In that period a private company built 6 buildings nearby.
 

Tsaico

Platinum Member
Oct 21, 2000
2,669
0
0
I was also told there is a certain amount of time needed for the cement substructure to cure before they can have people driving on it. That is partially why pre-fab slab are becoming the way to build things so this can happen at the same time as the prep work.

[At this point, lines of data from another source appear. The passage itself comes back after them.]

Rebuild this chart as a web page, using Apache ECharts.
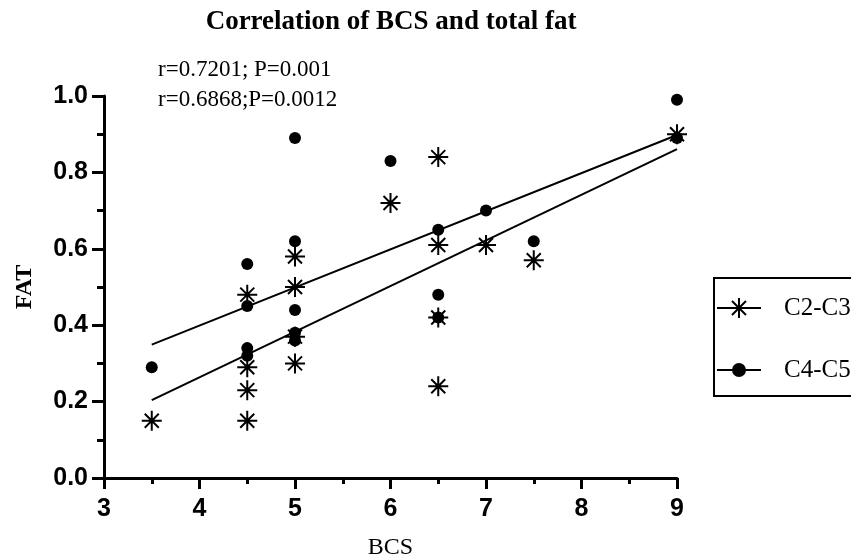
<!DOCTYPE html>
<html>
<head>
<meta charset="utf-8">
<script src="https://cdn.jsdelivr.net/npm/echarts@6/dist/echarts.min.js"></script>
<style>
html,body{margin:0;padding:0;background:#fff;}
#chart{width:851px;height:558px;}
</style>
</head>
<body>
<div id="chart"></div>
<script>
// Data
const bcsC23 = [3.5, 4.5, 4.5, 4.5, 4.5, 5, 5, 5, 5, 6, 6.5, 6.5, 6.5, 6.5, 7, 7.5, 9];
const fatC23 = [0.15, 0.48, 0.29, 0.23, 0.15, 0.58, 0.50, 0.37, 0.30, 0.72, 0.84, 0.61, 0.42, 0.24, 0.61, 0.57, 0.90];
const bcsC45 = [3.5, 4.5, 4.5, 4.5, 4.5, 5, 5, 5, 5, 5, 6, 6.5, 6.5, 6.5, 7, 7.5, 9, 9];
const fatC45 = [0.29, 0.56, 0.45, 0.34, 0.32, 0.89, 0.62, 0.44, 0.38, 0.36, 0.83, 0.65, 0.48, 0.42, 0.70, 0.62, 0.99, 0.89];
// fitted lines (endpoints)
const fitX = [3.5, 9];
const fitUpper = [0.349, 0.898];
const fitLower = [0.204, 0.861];
const seriesNames = ['C2-C3', 'C4-C5'];
const annotations = ['r=0.7201; P=0.001', 'r=0.6868;P=0.0012'];
const titleText = 'Correlation of BCS and total fat';
const xName = 'BCS';
const yName = 'FAT';

const zip = (xs, ys) => xs.map((x, i) => [x, ys[i]]);
const serif = 'Liberation Serif, Times New Roman, serif';
const sans = 'Liberation Sans, Arial, sans-serif';
const asterisk = 'path://M10 0V20M0 10H20M3 3L17 17M3 17L17 3';
const legendAst = 'path://M0 10H44M22 0V20M15 3L29 17M15 17L29 3';
const legendDot = 'path://M0 10H44M28 10A6 6 0 1 1 16 10A6 6 0 1 1 28 10Z';

const chart = echarts.init(document.getElementById('chart'));
chart.setOption({
  animation: false,
  backgroundColor: '#fff',
  title: [
    { text: titleText, left: 391, top: 8, textAlign: 'center', padding: 0,
      textStyle: { fontFamily: serif, fontWeight: 'bold', fontSize: 27, lineHeight: 28, color: '#000' } },
    { text: annotations[0], left: 158, top: 58, padding: 0,
      textStyle: { fontFamily: serif, fontWeight: 'normal', fontSize: 23, lineHeight: 24, color: '#000' } },
    { text: annotations[1], left: 158, top: 88, padding: 0,
      textStyle: { fontFamily: serif, fontWeight: 'normal', fontSize: 23, lineHeight: 24, color: '#000' } }
  ],
  grid: { left: 104, right: 174, top: 96, bottom: 80, containLabel: false, outerBoundsMode: 'none' },
  legend: {
    orient: 'vertical', left: 714, top: 278,
    padding: [15, 12, 11, 2], itemGap: 32,
    itemWidth: 44, itemHeight: 20,
    borderColor: '#000', borderWidth: 2,
    textStyle: { fontFamily: serif, fontSize: 25, lineHeight: 30, color: '#000', padding: [0, 0, 0, 18] },
    data: [
      { name: seriesNames[0], icon: legendAst, itemStyle: { color: '#000', borderColor: '#000', borderWidth: 2 } },
      { name: seriesNames[1], icon: legendDot, itemStyle: { color: '#000', borderColor: '#000', borderWidth: 2 } }
    ]
  },
  xAxis: {
    type: 'value', min: 3, max: 9, interval: 1,
    name: xName, nameLocation: 'middle', nameGap: 58,
    nameTextStyle: { fontFamily: serif, fontSize: 24, color: '#000' },
    axisLine: { show: true, onZero: false, lineStyle: { color: '#000', width: 3 } },
    axisTick: { show: true, length: 11, lineStyle: { color: '#000', width: 3 } },
    minorTick: { show: true, splitNumber: 2, length: 6, lineStyle: { color: '#000', width: 3 } },
    splitLine: { show: false },
    axisLabel: { fontFamily: sans, fontWeight: 'bold', fontSize: 25, color: '#000', margin: 19 }
  },
  yAxis: {
    type: 'value', min: 0, max: 1, interval: 0.2,
    name: yName, nameLocation: 'middle', nameGap: 67,
    nameTextStyle: { fontFamily: serif, fontWeight: 'bold', fontSize: 24, color: '#000' },
    axisLine: { show: true, onZero: false, lineStyle: { color: '#000', width: 3 } },
    axisTick: { show: true, length: 12, lineStyle: { color: '#000', width: 3 } },
    minorTick: { show: true, splitNumber: 2, length: 7, lineStyle: { color: '#000', width: 3 } },
    splitLine: { show: false },
    axisLabel: { fontFamily: sans, fontWeight: 'bold', fontSize: 25, color: '#000', margin: 16,
      formatter: v => v.toFixed(1) }
  },
  series: [
    { name: 'fitUpper', type: 'line', data: zip(fitX, fitUpper), symbol: 'none',
      lineStyle: { color: '#000', width: 2 }, silent: true, z: 1 },
    { name: 'fitLower', type: 'line', data: zip(fitX, fitLower), symbol: 'none',
      lineStyle: { color: '#000', width: 2 }, silent: true, z: 1 },
    { name: seriesNames[0], type: 'scatter', data: zip(bcsC23, fatC23),
      symbol: asterisk, symbolSize: 20,
      itemStyle: { color: '#000', borderColor: '#000', borderWidth: 2, opacity: 1 }, z: 3 },
    { name: seriesNames[1], type: 'scatter', data: zip(bcsC45, fatC45),
      symbol: 'circle', symbolSize: 12,
      itemStyle: { color: '#000', opacity: 1 }, z: 3 }
  ]
});
</script>
</body>
</html>
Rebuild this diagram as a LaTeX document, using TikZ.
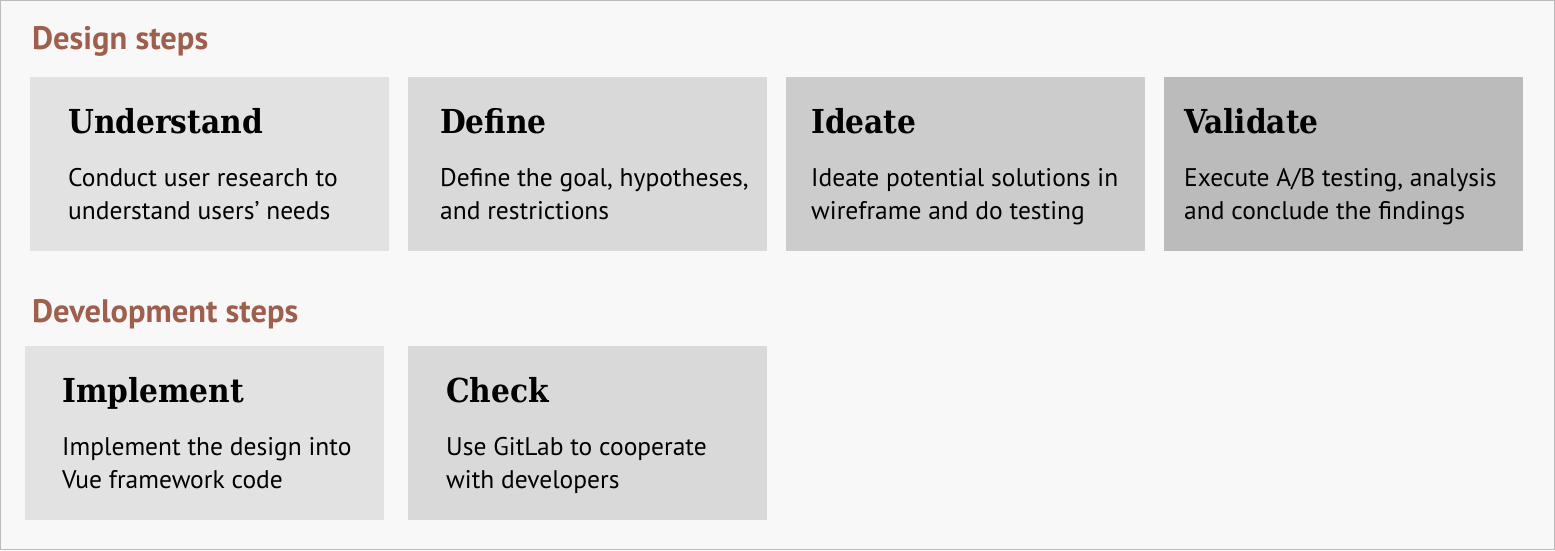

But I do agree that it takes way too long. Most of it I blame on the city/county that requires the RFP's and the length it takes to rule by committee. Then the contractors are at fault because they put in their bid, start on the work, then hold the area hostage by saying they need "x" more to finish because the costs of material went up during the time it took to approve the work in the first place. (Riveside County had a series of overpasses, 91, 215, and 60, then the 215 60 both had this happen.
 

Gibson486

Lifer
Aug 9, 2000
18,378
1
0
I was also told there is a certain amount of time needed for the cement substructure to cure before they can have people driving on it. That is partially why pre-fab slab are becoming the way to build things so this can happen at the same time as the prep work.

But I do agree that it takes way too long. Most of it I blame on the city/county that requires the RFP's and the length it takes to rule by committee. Then the contractors are at fault because they put in their bid, start on the work, then hold the area hostage by saying they need "x" more to finish because the costs of material went up during the time it took to approve the work in the first place. (Riveside County had a series of overpasses, 91, 215, and 60, then the 215 60 both had this happen.

Actually, in public projects, your bid is your bid. You can't hold a project hostage because your supplies when up in cost. If that happened, then they must have circumvented bid law somehow or the highways are run by a private company.
 

Gibson486

Lifer
Aug 9, 2000
18,378
1
0
I used to think this until I became a Civil Engineer. Then, I started running construction projects and working as the resident engineer. One guy is probably a supervisor/foreman. The other two are laborers and waiting for their turn OR waiting for the one guy digging to get to a point they are needed. If a construction manager would allow them to stand around all day long while one guy works, then the CM is costing his company money...a lot of money.

The "non-construction" people need to realize that most of these projects are bid as either lump-sum OR Guaranteed Max Price (GMP; essentially time and materials). As the resident engineer on lump-sum jobs, I don't give a shit if 20 guys watch one guy dig. All I know is that they better do it within their budget. I remember these type of things when negotiating change orders.

You live in FL? You ever do projects in MA? The whole "sub bids" law makes everyone cry :(
 

DaTT

Garage Moderator
Moderator
Feb 13, 2003
13,295
118
106
There's more to it than just road construction. Water mains, storm sewers, sanitary sewers, gas lines, hydro, phone, all may have to be relocated.